§ GIVEN PROBLEM
Make a verbatim copy of the entries below; pictures stay out.

§ Rows from a dataset of charts and code
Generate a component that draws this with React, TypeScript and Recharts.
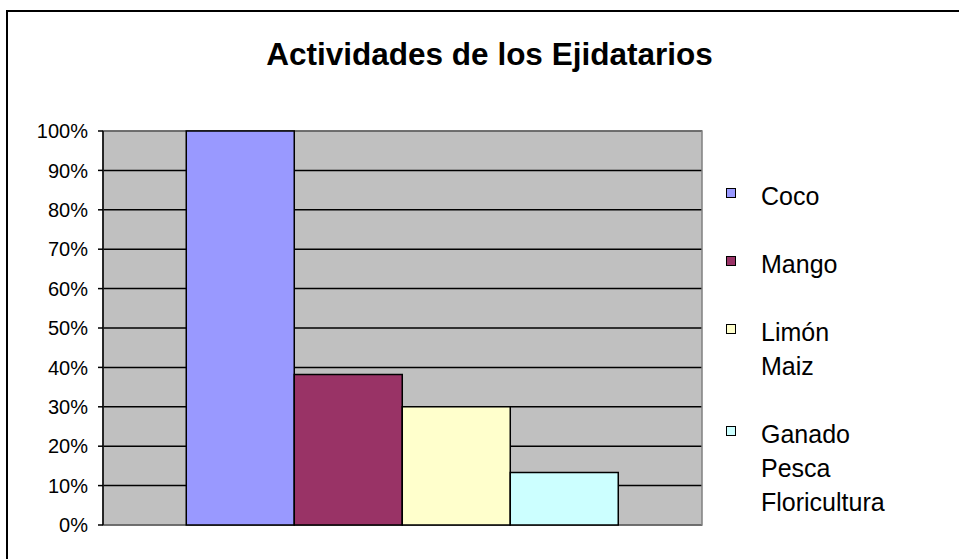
import { BarChart, Bar, XAxis, YAxis, CartesianGrid, ReferenceArea } from 'recharts'

const TITLE = 'Actividades de los Ejidatarios'

const seriesKeys = ['coco', 'mango', 'limon', 'ganado']
const seriesLabels = [['Coco'], ['Mango'], ['Limón', 'Maiz'], ['Ganado', 'Pesca', 'Floricultura']]
const seriesColors = ['#9999FF', '#993366', '#FFFFCC', '#CCFFFF']
const seriesValues = [1.0, 0.382, 0.3, 0.133]

const yTicks = [0, 0.1, 0.2, 0.3, 0.4, 0.5, 0.6, 0.7, 0.8, 0.9, 1.0]

const FONT = '"Liberation Sans", Arial, sans-serif'

const chartData = [
  seriesKeys.reduce<Record<string, number | string>>(
    (row, key, i) => {
      row[key] = seriesValues[i]
      return row
    },
    { name: 'Actividades' }
  ),
]

function LegendBox() {
  return (
    <div
      style={{
        position: 'absolute',
        left: 720,
        top: 179,
        width: 230,
        fontFamily: FONT,
        fontSize: 25,
        lineHeight: '34px',
        color: '#000',
      }}
    >
      {seriesLabels.map((lines, i) => (
        <div key={seriesKeys[i]} style={{ position: 'relative', paddingLeft: 41, marginBottom: 34 }}>
          <span
            style={{
              position: 'absolute',
              left: 6,
              top: 9,
              width: 8,
              height: 8,
              background: seriesColors[i],
              border: '1px solid #000',
            }}
          />
          {lines.map((l) => (
            <div key={l}>{l}</div>
          ))}
        </div>
      ))}
    </div>
  )
}

export default function App() {
  return (
    <div
      style={{
        position: 'absolute',
        left: 0,
        top: 0,
        width: 959,
        height: 559,
        overflow: 'hidden',
        background: '#fff',
      }}
    >
      <div
        style={{
          position: 'absolute',
          left: 6,
          top: 10,
          width: 1000,
          height: 600,
          border: '2px solid #000',
        }}
      />
      <div
        style={{
          position: 'absolute',
          left: 0,
          width: 979,
          top: 36,
          textAlign: 'center',
          fontFamily: FONT,
          fontWeight: 'bold',
          fontSize: 31.5,
          lineHeight: '36px',
        }}
      >
        {TITLE}
      </div>
      <div style={{ position: 'absolute', left: 0, top: 0 }}>
        <BarChart
          width={959}
          height={559}
          data={chartData}
          margin={{ top: 131, right: 257, bottom: 34, left: 43 }}
          barCategoryGap="13.9%"
          barGap={0}
        >
          <CartesianGrid vertical={false} fill="#C0C0C0" stroke="#000" strokeWidth={1.5} />
          <ReferenceArea y1={0} y2={1} fill="none" stroke="#808080" strokeWidth={1.5} ifOverflow="visible" />
          <XAxis dataKey="name" hide />
          <YAxis
            width={60}
            domain={[0, 1]}
            ticks={yTicks}
            interval={0}
            tickFormatter={(v: number) => `${Math.round(v * 100)}%`}
            tick={{ fill: '#000', fontSize: 20, fontFamily: FONT }}
            tickSize={5}
            tickMargin={10}
            axisLine={{ stroke: '#000', strokeWidth: 1.5 }}
            tickLine={{ stroke: '#000', strokeWidth: 1.5 }}
          />
          {seriesKeys.map((key, i) => (
            <Bar
              key={key}
              dataKey={key}
              name={seriesLabels[i].join(' ')}
              fill={seriesColors[i]}
              stroke="#000"
              strokeWidth={1.5}
              isAnimationActive={false}
            />
          ))}
        </BarChart>
      </div>
      <LegendBox />
    </div>
  )
}
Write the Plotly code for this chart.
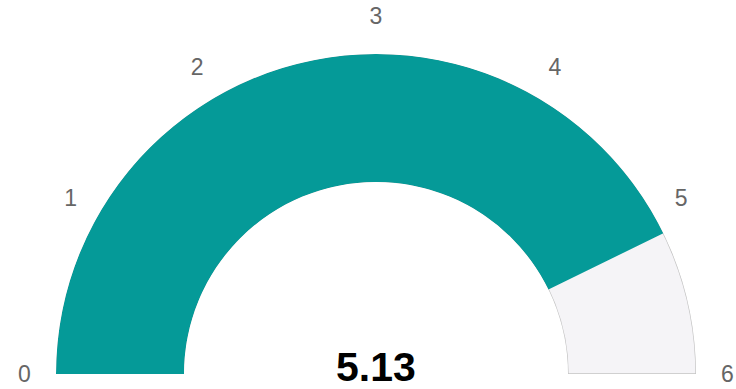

§ ANSWER BELOW
Generate a component that draws this with React, TypeScript and Recharts.
import { BarChart, Bar, XAxis, YAxis, CartesianGrid, ReferenceArea } from 'recharts'

const TITLE = 'Actividades de los Ejidatarios'

const seriesKeys = ['coco', 'mango', 'limon', 'ganado']
const seriesLabels = [['Coco'], ['Mango'], ['Limón', 'Maiz'], ['Ganado', 'Pesca', 'Floricultura']]
const seriesColors = ['#9999FF', '#993366', '#FFFFCC', '#CCFFFF']
const seriesValues = [1.0, 0.382, 0.3, 0.133]

const yTicks = [0, 0.1, 0.2, 0.3, 0.4, 0.5, 0.6, 0.7, 0.8, 0.9, 1.0]

const FONT = '"Liberation Sans", Arial, sans-serif'

const chartData = [
  seriesKeys.reduce<Record<string, number | string>>(
    (row, key, i) => {
      row[key] = seriesValues[i]
      return row
    },
    { name: 'Actividades' }
  ),
]

function LegendBox() {
  return (
    <div
      style={{
        position: 'absolute',
        left: 720,
        top: 179,
        width: 230,
        fontFamily: FONT,
        fontSize: 25,
        lineHeight: '34px',
        color: '#000',
      }}
    >
      {seriesLabels.map((lines, i) => (
        <div key={seriesKeys[i]} style={{ position: 'relative', paddingLeft: 41, marginBottom: 34 }}>
          <span
            style={{
              position: 'absolute',
              left: 6,
              top: 9,
              width: 8,
              height: 8,
              background: seriesColors[i],
              border: '1px solid #000',
            }}
          />
          {lines.map((l) => (
            <div key={l}>{l}</div>
          ))}
        </div>
      ))}
    </div>
  )
}

export default function App() {
  return (
    <div
      style={{
        position: 'absolute',
        left: 0,
        top: 0,
        width: 959,
        height: 559,
        overflow: 'hidden',
        background: '#fff',
      }}
    >
      <div
        style={{
          position: 'absolute',
          left: 6,
          top: 10,
          width: 1000,
          height: 600,
          border: '2px solid #000',
        }}
      />
      <div
        style={{
          position: 'absolute',
          left: 0,
          width: 979,
          top: 36,
          textAlign: 'center',
          fontFamily: FONT,
          fontWeight: 'bold',
          fontSize: 31.5,
          lineHeight: '36px',
        }}
      >
        {TITLE}
      </div>
      <div style={{ position: 'absolute', left: 0, top: 0 }}>
        <BarChart
          width={959}
          height={559}
          data={chartData}
          margin={{ top: 131, right: 257, bottom: 34, left: 43 }}
          barCategoryGap="13.9%"
          barGap={0}
        >
          <CartesianGrid vertical={false} fill="#C0C0C0" stroke="#000" strokeWidth={1.5} />
          <ReferenceArea y1={0} y2={1} fill="none" stroke="#808080" strokeWidth={1.5} ifOverflow="visible" />
          <XAxis dataKey="name" hide />
          <YAxis
            width={60}
            domain={[0, 1]}
            ticks={yTicks}
            interval={0}
            tickFormatter={(v: number) => `${Math.round(v * 100)}%`}
            tick={{ fill: '#000', fontSize: 20, fontFamily: FONT }}
            tickSize={5}
            tickMargin={10}
            axisLine={{ stroke: '#000', strokeWidth: 1.5 }}
            tickLine={{ stroke: '#000', strokeWidth: 1.5 }}
          />
          {seriesKeys.map((key, i) => (
            <Bar
              key={key}
              dataKey={key}
              name={seriesLabels[i].join(' ')}
              fill={seriesColors[i]}
              stroke="#000"
              strokeWidth={1.5}
              isAnimationActive={false}
            />
          ))}
        </BarChart>
      </div>
      <LegendBox />
    </div>
  )
}
Write the Plotly code for this chart.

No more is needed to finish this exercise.